There’s probably very few people that saw the trailer or heard about this film and expected something epic or an instant classic, it’s easy content, entertainment to be enjoyed and likely forgotten until you happen to scroll past it again. It’s best that you go in with that mindset otherwise, you’re going to be sorely disappointed, although it’s entirely possible that even if you go in with low expectations, you may still be disappointed.
The film has quite a strong television style to it, the story feels like something you might have found on CSI, the editing is lackluster at best, and the cinematography feels weak, which are its issues in a nutshell. The writing is cliched, they’re adding nothing new whatsoever and Shlesinger’s character is such a stereotype of the crazy ex, that it’s more fun for them to talk about her than it is to watch her because the chemistry between her and Wahlberg is non-existent, it’s awkward and a little strange, certainly far from any sparks. There’s also a lack of detail with its characters, of course there’s plenty of information about Wahlberg’s Spenser but little told of the much more interesting Hawk (Duke).

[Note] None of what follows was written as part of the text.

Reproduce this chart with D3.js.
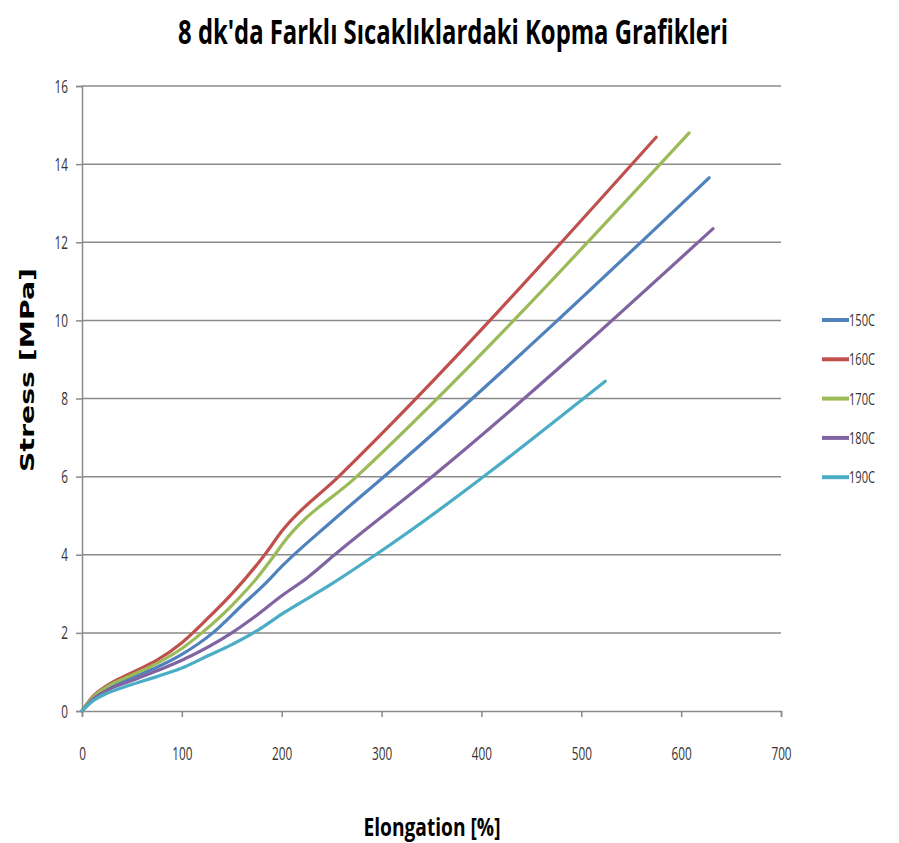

It’s hard to ignore that the quality of the film brings the words lazy and arrogant to mind, they’re not trying for anything different or anything impressive. Classic, time worn bad guy talk, lines that have been used in films so many times, they should be put to sleep. Wahlberg even feels less confident or tough in this role, as if he’s softening with age. The film’s issues even go so far to its poorly chosen soundtrack, the one song that does make sense as a choice, is used too briefly and too delayed to even make the meager, obvious joke it’s going for work.
Spenser Confidential is easy entertainment if you’re not looking for anything new. The set-up for a potential sequel is so disgustingly obvious, they should have just made it a TV series, Miami Vice comes to Boston, it would have fit in better with the style they chose. Berg’s directorial efforts have worked extremely well when he’s focused on real life people and there’s a lot more on the line, but with nothing to lose here, they just had money to burn and this one can be filed away with the Hancock and Battleship section of his filmography. In the end, it’s a watchable film and that’s the very basic of requirements it needs to meet, but if you’ve watched your fair share of cop or crime films, get ready to role your eyes at those clichés.